Funeral Services will be held
Sunday, August 3, at 10:30 a.m.
Riverside Memorial Chapel
76th Street and Amsterdam Avenue.
Michels, a longtime resident of Castle Village on Cabrini Boulevard, was elected seven times to the Council, serving from 1978 until term limits ended his tenure in 2001. His district was modified by reapportionment to include parts of Central and West Harlem, but he carried the new areas as well as Washington Heights and Inwood, his traditional bases of support.
On the Council, he took the liberal side on many issues, differing sometimes with Mayors Koch and Giuliani. He was ardently pro-tenant, and fought for very strict laws against lead poisoning. He chaired the Manhattan delegation in the Council and was its senior member. He also represented the borough in budget negotiations with the Council leadership.
Stanley graduated from P.S. 152, on Nagle Avenue in Inwood, in January 1945, where he was a classmate of another future councilmember, this blogger. They both then attended Junior High School 52 on Academy Street, until Stanley left to attend Peekskill Military Academy. He graduated from Hobart College in 1955 and Cornell Law School in 1958.
As a young lawyer, he was drawn to politics, and joined the local club, the Washington Heights Progressive (actually Regular) Democrats, at the time led by State Senator Joseph Zaretzki.
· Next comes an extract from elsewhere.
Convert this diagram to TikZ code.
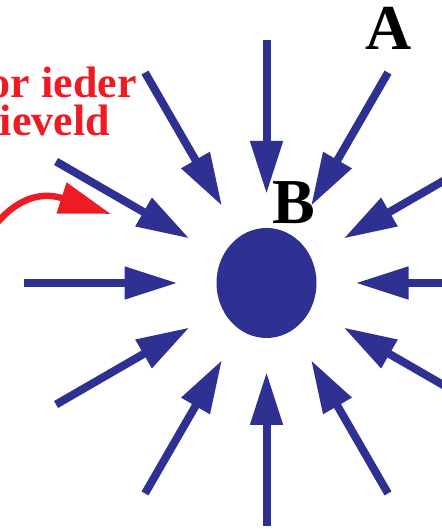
\documentclass[tikz,border=0pt]{standalone}
\usepackage{fontspec}
\setmainfont{Liberation Serif}
\usepackage{tikz}
\usetikzlibrary{shapes.geometric, arrows.meta}
\definecolor{fieldblue}{RGB}{46,49,146}
\definecolor{labelred}{RGB}{237,28,36}
\tikzset{
  mass/.style={ellipse, fill=fieldblue, minimum width=100pt,
    minimum height=110pt, inner sep=0pt},
  fieldarrow/.style={-{Triangle[length=53pt, width=31pt]},
    line width=8pt, color=fieldblue},
  redarrow/.style={-{Triangle[length=52pt, width=31pt]},
    line width=6.5pt, color=labelred},
  pointlabel/.style={font=\fontsize{64}{64}\selectfont\bfseries,
    text=black, anchor=base, inner sep=0pt},
  redtext/.style={font=\fontsize{44}{44}\selectfont\bfseries,
    text=labelred, anchor=base east, inner sep=0pt}
}

\begin{document}
\begin{tikzpicture}[x=1pt, y=1pt]
  \useasboundingbox (0,0) rectangle (441,529);

  % Central mass
  \node[mass] (core) at (266.5,246) {};

  % Radial field arrows, every 30 degrees
  \foreach \ang in {0,30,...,330} {
    \coordinate (tail\ang) at ([shift={(\ang:243pt)}]core.center);
    \coordinate (tip\ang) at ([shift={(\ang:89pt)}]core.center);
    \draw[fieldarrow] (tail\ang) -- (tip\ang);
  }

  % Point labels
  \node[pointlabel] (labA) at (389,479) {A};
  \node[pointlabel] (labB) at (293.5,305) {B};

  % Red caption and pointer
  \node[redtext] (capone) at (137,431) {or ieder};
  \node[redtext] (captwo) at (110,393) {ieveld};
  \coordinate (redstart) at (-8,300);
  \coordinate (redtip) at (111,315);
  \draw[redarrow] (redstart) .. controls (15,330) and (40,338) .. (redtip);
\end{tikzpicture}
\end{document}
He rose from the ranks, and eventually became chair of the New York County Law Committee, an important position because it dealt with ballot challenges.
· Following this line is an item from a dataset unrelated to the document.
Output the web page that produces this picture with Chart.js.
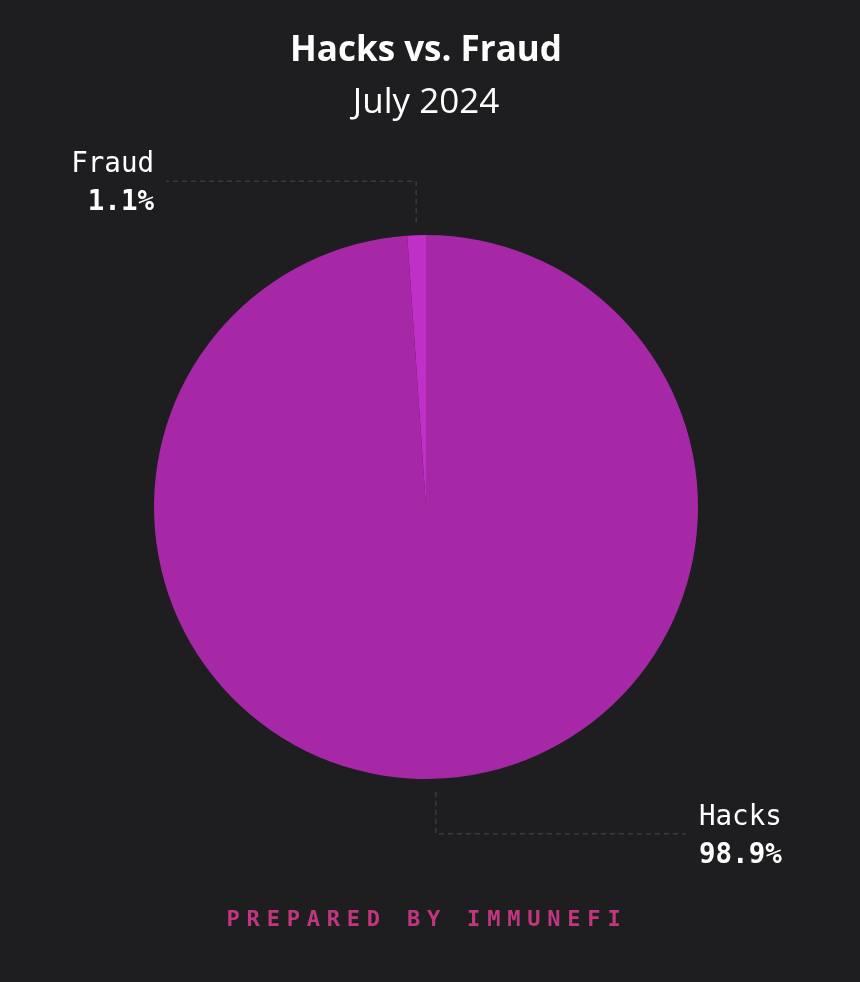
<!DOCTYPE html>
<html>
<head>
<meta charset="utf-8">
<script src="https://cdn.jsdelivr.net/npm/chart.js@4"></script>
<style>
  html,body{margin:0;padding:0;background:#1e1e20;}
  #wrap{width:860px;height:982px;}
</style>
</head>
<body>
<div id="wrap"><canvas id="pie" width="860" height="982"></canvas></div>
<script>
const labels = ["Hacks","Fraud"];
const shares = [98.9, 1.1];
const colors = ["#a628a6","#c02fc8"];

// leader lines + slice labels, drawn off the arc geometry
const calloutPlugin = {
  id:"callouts",
  afterDatasetsDraw(chart){
    const ctx = chart.ctx;
    const arcs = chart.getDatasetMeta(0).data;
    ctx.save();
    arcs.forEach((arc,i)=>{
      const p = arc.getProps(["x","y","startAngle","endAngle","outerRadius"],true);
      const mid = (p.startAngle+p.endAngle)/2;
      const r0 = p.outerRadius+13;
      const x0 = p.x+Math.cos(mid)*r0, y0 = p.y+Math.sin(mid)*r0;
      const up = Math.sin(mid)<0;
      const y1 = up ? y0-41 : y0+42;
      const x1 = up ? 166 : 686;
      ctx.strokeStyle = "#4a4a4c";
      ctx.lineWidth = 1;
      ctx.setLineDash([5,4]);
      ctx.beginPath();
      ctx.moveTo(x0,y0); ctx.lineTo(x0,y1); ctx.lineTo(x1,y1);
      ctx.stroke();
      ctx.setLineDash([]);
      ctx.fillStyle = "#ffffff";
      ctx.textBaseline = "middle";
      ctx.textAlign = up ? "right" : "left";
      const tx = up ? 154 : 699;
      ctx.font = "27.5px 'DejaVu Sans Mono'";
      ctx.fillText(labels[i], tx, y1-16);
      ctx.font = "bold 27.5px 'DejaVu Sans Mono'";
      ctx.fillText(shares[i].toFixed(1)+"%", tx, y1+22);
    });
    ctx.restore();
  }
};

const footerPlugin = {
  id:"footer",
  afterDraw(chart){
    const ctx = chart.ctx;
    ctx.save();
    ctx.font = "bold 22px 'DejaVu Sans Mono'";
    ctx.letterSpacing = "6.8px";
    ctx.fillStyle = "#c0377f";
    ctx.textAlign = "center";
    ctx.textBaseline = "middle";
    ctx.fillText("PREPARED BY IMMUNEFI", 427, 920);
    ctx.restore();
  }
};

new Chart(document.getElementById("pie"),{
  type:"pie",
  data:{labels:labels,datasets:[{data:shares,backgroundColor:colors,borderWidth:0}]},
  options:{
    responsive:false,
    animation:false,
    layout:{padding:{top:0,bottom:188,left:154,right:162}},
    plugins:{
      legend:{display:false},
      tooltip:{enabled:false},
      title:{display:true,text:"Hacks vs. Fraud",color:"#ffffff",
        font:{family:"'Open Sans'",size:35,weight:"bold"},padding:{top:30,bottom:0}},
      subtitle:{display:true,text:"July 2024",color:"#ffffff",
        font:{family:"'Open Sans'",size:35,weight:"normal"},padding:{top:10,bottom:96}}
    }
  },
  plugins:[calloutPlugin,footerPlugin]
});
</script>
</body>
</html>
When the local councilmember, David B. Friedland, died in 1976, Michels competed for the vacant seat with Arlene Stringer, then wife of Ronald Stringer, counsel to Mayor Beame, and mother of Scott Stringer, who was elected in 1992 to the assembly, and in 2005 as Manhattan borough president. The Zaretzki club supported Ms. Stringer, and she won the primary in 1976 for the year remaining in Friedland’s term. However, in the 1977 election for the full four-year term, Michels, by then a political independent, defeated Ms. Stringer. He was subsequently re-elected six times by substantial majorities.
As a public figure, Michels was known for getting along with all kinds of people, some of whom disliked each other. He was a unifying figure on the Council and in the communities he served. He chaired the Committee on Environmental Protection, one of the more important Council committees.
Legislatively, he sponsored the Clean Indoor Air Act, which this blogger bequeathed to him when he left the Council in 1983 to become Parks Commissioner. The council efforts, which paralleled Assemblyman Pete Grannis’ initiative in Albany, came before Mayor Bloomberg’s election, which resulted in numerous anti-smoking measurses, which Michels strongly supported.
Michels secured, over the years, tens of millions of dollars in capital funds for the restoration of parks in north Manhattan, including the Moses-era Highbridge Pool. He was particularly involved with, and interested in the improvement of Fort Tryon Park, much of which was a gift to the city from John D. Rockefeller, Jr. Year after year, he amended the capital budget and sometimes the expense budget to help parks. He was a board member of the Friends of the Heather Garden, a formal garden which overlooks the Hudson.
On July 24, the main walkway in Fort Tryon Park, leading north from Margaret Corbin Circle and overlooking the Heather Garden, was named Stan Michels Promenade, in a ceremony led by Parks Commissioner Adrian Benepe, Supreme Court Justice Edward Lehner, Council colleagues Robert Jackson and Gale Brewer, and present and former local elected officials participated in the tribute.
Michels was the closing speaker, thanking his family, colleagues and friends, including longtime aide Steve Simon, for all they had done for him and for the park. The new promenade name was unveiled. The ceremony was attended by hundreds of neighborhood residents, who welcomed the opportunity to salute an old friend. To some of the older people who were there, the event evoked Lou Gehrig’s farewell to the New York Yankees on July 4, 1939.
Michels is survived by his wife of 48 years, Molly, a retired teacher, two daughters, Judge Shari Michels and Karen Michels, a teacher, and a son, Jeffrey, a lawyer living in Israel, a sister, Ellen Grant, a granddaughter, Annabelle Buckvar, and two grandsons, Amir and Yonatan Michels.